Pro Asyl: Gabriel muss neue Lagebewertung für Afghanistan vornehmen

Absage von Abschiebeflug nach Afghanistan begrüßt

Sigmar Gabriel (SPD)
Sigmar Gabriel (SPD)

Frankfurt/Main. Angesichts des schweren Anschlags in der Nähe der deutschen Botschaft in Kabul hat Pro-Asyl-Geschäftsführer Günter Burkhardt umgehend eine Neubewertung der Sicherheitslage von Außenminister Sigmar Gabriel (SPD) gefordert. „Der Außenminister muss jetzt dringend Rückgrat beweisen und eine neue Lagebewertung vornehmen“, sagte Burkhardt der „Heilbronner Stimme“.

Dass für diesen Mittwoch überhaupt Abschiebungen geplant waren, sei ein Skandal. Sämtliche Bundesländer müssten Abschiebungen nach Afghanistan nun generell stoppen. Auch das Bundesinnenministerium müsse jetzt handeln. Über Monate hinweg seien für die Asylverfahren Fakten ignoriert worden, die eine weitere Verschlechterung der Sicherheitslage belegten. „Statt die Berichte des UN-Flüchtlingshilfswerks zur Kenntnis zu nehmen, wurden Satzbausteine verwendet, die schon Jahre alt sind“, klagte Burkhardt. „Der Rechtsstaat hat versagt.“ Burkhardt forderte eine zusätzliche Überprüfung von abgelehnten Asylbescheiden von Afghanen. „Der Verdacht liegt nahe, dass es Tausende Fehlentscheidungen gab, weil die Fluchtgründe nicht richtig berücksichtigt wurden“, sagte Burkhardt. Das betreffe alleine 32.000 Bescheide in diesem Jahr und viele Tausend Altfälle. Gerade abgeschobene Flüchtlinge stünden allein wegen ihrer westlich orientierten Kleidung im Fokus der Taliban.

CDU-Innenpolitiker begrüßt Absage von Abschiebeflug nach Afghanistan

Der Obmann der Union im Innenausschuss des Bundestages, Armin Schuster (CDU), hat den Abbruch eines für heute geplanten Abschiebeflugs nach Afghanistan begrüßt. „Die Entscheidung heute nicht zu fliegen, liegt auf der Hand.

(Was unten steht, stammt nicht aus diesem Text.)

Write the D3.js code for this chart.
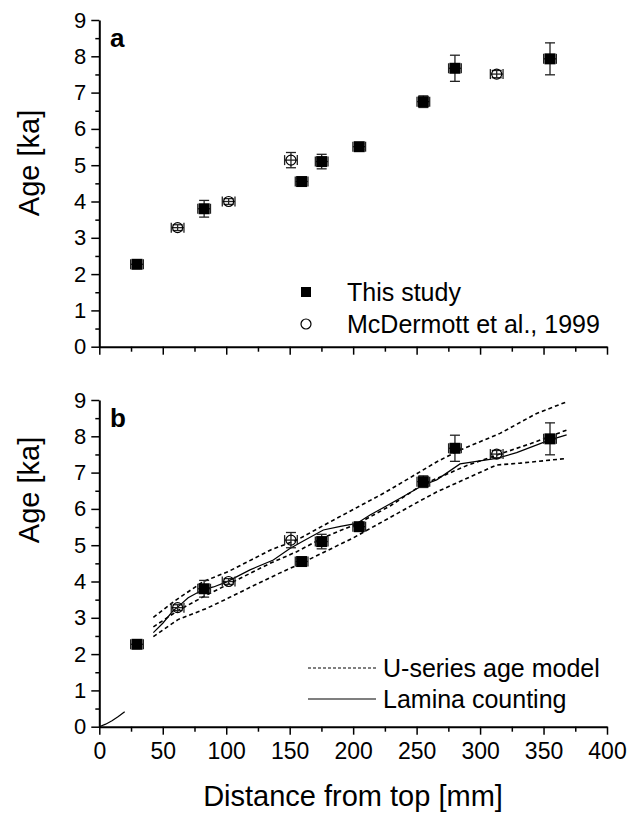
<!DOCTYPE html>
<html><head><meta charset="utf-8">
<script src="https://cdn.jsdelivr.net/npm/d3@7/dist/d3.min.js"></script>
<style>
body{margin:0;background:#fff;}
svg text{font-family:"Liberation Sans",Arial,Helvetica,sans-serif;fill:#000;}
</style></head>
<body>
<svg id="chart" width="638" height="814"></svg>
<script>
// ---- data ----
const xTicks = [0, 50, 100, 150, 200, 250, 300, 350, 400];
const yTicks = [0, 1, 2, 3, 4, 5, 6, 7, 8, 9];
const studyX = [29.7, 82.6, 159.4, 175.2, 204.8, 255.3, 280.2, 355.1];
const studyY = [2.27, 3.80, 4.55, 5.10, 5.51, 6.75, 7.67, 7.93];
const studyErr = [0.08, 0.23, 0.08, 0.20, 0.08, 0.16, 0.36, 0.44];
const mcdX = [61.7, 101.9, 151.0, 313.1];
const mcdY = [3.28, 4.00, 5.14, 7.51];
const mcdErr = [0.08, 0.08, 0.21, 0.10];
const xErr = 5;
const upperX = [42.6, 60, 82, 102, 120, 135, 155.5, 187, 225, 252.6, 266, 284.2, 315.7, 344.6, 368.2];
const upperY = [3.01, 3.48, 4.0, 4.28, 4.6, 4.87, 5.14, 5.74, 6.45, 7.02, 7.3, 7.62, 8.08, 8.63, 8.95];
const midX = [42.6, 62, 84.6, 102, 134.5, 155.5, 176, 205, 230, 255, 266, 290, 313, 340, 368.2];
const midY = [2.75, 3.2, 3.63, 3.93, 4.5, 4.82, 5.2, 5.62, 6.1, 6.68, 6.84, 7.2, 7.48, 7.8, 8.17];
const lowerX = [42.6, 62, 84.6, 102, 120, 142, 159, 200, 252.6, 266, 313, 331.5, 368.2];
const lowerY = [2.48, 2.95, 3.26, 3.55, 3.86, 4.23, 4.5, 5.2, 6.22, 6.47, 7.21, 7.26, 7.39];
const laminaX = [42.6, 50, 58.3, 62, 70, 81.9, 90, 100.4, 118.7, 137.1, 150.2, 160, 176.5, 190, 202.8, 213.3, 239.5, 255.3, 265.8, 284.2, 313, 328.8, 355.1, 368.2];
const laminaY = [2.59, 2.85, 3.2, 3.3, 3.55, 3.78, 3.85, 3.99, 4.32, 4.59, 4.91, 5.1, 5.42, 5.52, 5.6, 5.83, 6.34, 6.66, 6.8, 7.24, 7.39, 7.55, 7.9, 8.04];
const originX = [0, 5, 10, 15, 20];
const originY = [0, 0.07, 0.165, 0.28, 0.41];

// ---- layout ----
const svg = d3.select("#chart");
const x = d3.scaleLinear().domain([0, 400]).range([99.3, 607]);
const panels = [
  {top: 20, bottom: 346.7, label: "a", titleY: 163},
  {top: 400, bottom: 726.7, label: "b", titleY: 490}
];

function zip(xs, ys){ return xs.map((v,i)=>[v, ys[i]]); }

panels.forEach((p, pi) => {
  const y = d3.scaleLinear().domain([0, 9]).range([p.bottom, p.top]);
  const g = svg.append("g");

  // minor ticks
  const minorY = d3.range(0.5, 9, 1);
  const minorX = d3.range(25, 400, 50);
  g.append("g").attr("transform", `translate(${x(0)},0)`)
    .call(d3.axisLeft(y).tickValues(minorY).tickSize(4).tickSizeOuter(0).tickFormat(""))
    .call(s => s.select(".domain").remove())
    .call(s => s.selectAll("line").attr("stroke-width", 1.5));
  g.append("g").attr("transform", `translate(0,${p.bottom})`)
    .call(d3.axisBottom(x).tickValues(minorX).tickSize(5).tickSizeOuter(0).tickFormat(""))
    .call(s => s.select(".domain").remove())
    .call(s => s.selectAll("line").attr("stroke-width", 1.5));

  // major axes
  const ya = g.append("g").attr("transform", `translate(${x(0)},0)`)
    .call(d3.axisLeft(y).tickValues(yTicks).tickSize(8).tickSizeOuter(0).tickPadding(5));
  ya.select(".domain").attr("stroke-width", 2);
  ya.selectAll("line").attr("stroke-width", 1.5);
  ya.selectAll("text").attr("font-size", 22).attr("font-family", "Liberation Sans, Arial, sans-serif");

  const xa = g.append("g").attr("transform", `translate(0,${p.bottom})`)
    .call(d3.axisBottom(x).tickValues(xTicks).tickSize(8).tickSizeOuter(0).tickPadding(8)
      .tickFormat(pi === 1 ? d3.format("d") : ""));
  xa.select(".domain").attr("stroke-width", 2);
  xa.selectAll("line").attr("stroke-width", 1.5);
  xa.selectAll("text").attr("font-size", 23).attr("font-family", "Liberation Sans, Arial, sans-serif");

  // y title
  g.append("text").attr("transform", `translate(39,${p.titleY}) rotate(-90)`)
    .attr("text-anchor", "middle").attr("font-size", 29).text("Age [ka]");
  // panel label
  g.append("text").attr("x", 110).attr("y", p.top + 27)
    .attr("font-size", 26).attr("font-weight", "bold").text(p.label);

  // lines for panel b
  if (pi === 1) {
    const line = d3.line().x(d => x(d[0])).y(d => y(d[1]));
    [zip(upperX, upperY), zip(midX, midY), zip(lowerX, lowerY)].forEach(d => {
      g.append("path").attr("d", line(d)).attr("fill", "none").attr("stroke", "#000")
        .attr("stroke-width", 1.6).attr("stroke-dasharray", "4,3");
    });
    [zip(laminaX, laminaY), zip(originX, originY)].forEach(d => {
      g.append("path").attr("d", line(d)).attr("fill", "none").attr("stroke", "#000")
        .attr("stroke-width", 1.2);
    });
  }

  // error bars
  function errBars(xs, ys, es, half) {
    xs.forEach((xv, i) => {
      const cx = x(xv), cy = y(ys[i]);
      const y1 = y(ys[i] + es[i]), y2 = y(ys[i] - es[i]);
      const x1 = x(xv - xErr), x2 = x(xv + xErr);
      const eg = g.append("g").attr("stroke", "#222").attr("stroke-width", 1.3).attr("fill", "none");
      eg.append("line").attr("x1", cx).attr("x2", cx).attr("y1", y1).attr("y2", y2);
      eg.append("line").attr("x1", cx - 5).attr("x2", cx + 5).attr("y1", y1).attr("y2", y1);
      eg.append("line").attr("x1", cx - 5).attr("x2", cx + 5).attr("y1", y2).attr("y2", y2);
      eg.append("line").attr("x1", x1).attr("x2", x2).attr("y1", cy).attr("y2", cy);
      eg.append("line").attr("x1", x1).attr("x2", x1).attr("y1", cy - half).attr("y2", cy + half);
      eg.append("line").attr("x1", x2).attr("x2", x2).attr("y1", cy - half).attr("y2", cy + half);
    });
  }
  errBars(studyX, studyY, studyErr, 5);
  errBars(mcdX, mcdY, mcdErr, 5);

  g.selectAll(".sq").data(zip(studyX, studyY)).enter().append("rect")
    .attr("x", d => x(d[0]) - 5.5).attr("y", d => y(d[1]) - 5.5)
    .attr("width", 11).attr("height", 11).attr("fill", "#000");
  g.selectAll(".ci").data(zip(mcdX, mcdY)).enter().append("circle")
    .attr("cx", d => x(d[0])).attr("cy", d => y(d[1])).attr("r", 5)
    .attr("fill", "none").attr("stroke", "#000").attr("stroke-width", 1.2);

  // legends
  if (pi === 0) {
    g.append("rect").attr("x", 301).attr("y", 287).attr("width", 10).attr("height", 10).attr("fill", "#000");
    g.append("circle").attr("cx", 306).attr("cy", 324).attr("r", 5).attr("fill", "none").attr("stroke", "#000").attr("stroke-width", 1.2);
    g.append("text").attr("x", 347).attr("y", 301).attr("font-size", 25).text("This study");
    g.append("text").attr("x", 347).attr("y", 333).attr("font-size", 25).text("McDermott et al., 1999");
  } else {
    g.append("line").attr("x1", 308).attr("x2", 376).attr("y1", 668).attr("y2", 668)
      .attr("stroke", "#000").attr("stroke-width", 1).attr("stroke-dasharray", "3,2");
    g.append("line").attr("x1", 308).attr("x2", 376).attr("y1", 699).attr("y2", 699)
      .attr("stroke", "#000").attr("stroke-width", 1.2);
    g.append("text").attr("x", 383).attr("y", 677).attr("font-size", 25).text("U-series age model");
    g.append("text").attr("x", 383).attr("y", 708).attr("font-size", 25).text("Lamina counting");
  }
});

svg.append("text").attr("x", 353).attr("y", 806).attr("text-anchor", "middle")
  .attr("font-size", 29).text("Distance from top [mm]");
</script>
</body></html>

Die für die Abschiebung in Afghanistan zuständigen deutschen Beamten haben nach dem Anschlag heute ganz andere Prioritäten“, sagte der CDU-Politiker der „Welt“. An den im vergangenen Oktober zwischen der Bundesregierung und Afghanistan vereinbarten Sammelrückführungen abgelehnter Asylbewerber mit Chartermaschinen will Schuster festhalten. „Unsere grundsätzliche Haltung bleibt unverändert. Wir berufen wegen der Gefährdungslage ja auch nicht unsere deutschen Beamten aus Afghanistan ab“, sagte Schuster. Bei dem Anschlag im Diplomatenviertel der afghanischen Hauptstadt Kabul kamen am Mittwochmorgen aktuellen Behördenangaben zufolge mindestens 80 Menschen ums Leben, etwa 350 weitere Personen wurden verletzt.

Dreyer: Regierung soll Haltung zu Abschiebungen nach Afghanistan überprüfen

Bundesratspräsidentin Malu Dreyer (SPD) hat die Bundesregierung aufgefordert, ihre Haltung zu Abschiebungen nach Afghanistan auf den Prüfstand zu stellen. Nach dem Anschlag in Kabul müsse die Regierung „die Sicherheitslage in Afghanistan überprüfen und damit die Voraussetzungen, unter denen Abschiebungen dorthin stattfinden können“, sagte die rheinland-pfälzische Ministerpräsidentin den Zeitungen der Funke-Mediengruppe. Die rot-grüne Landesregierung in Mainz verzichtet auf Abschiebungen in das Land am Hindukusch. Bundesinnenminister Thomas de Maizière (CDU) hatte eine Sammelabschiebung nach Afghanistan abgesagt, zugleich allerdings betont, an der grundsätzlichen Haltung der Bundesregierung werde sich nichts ändern.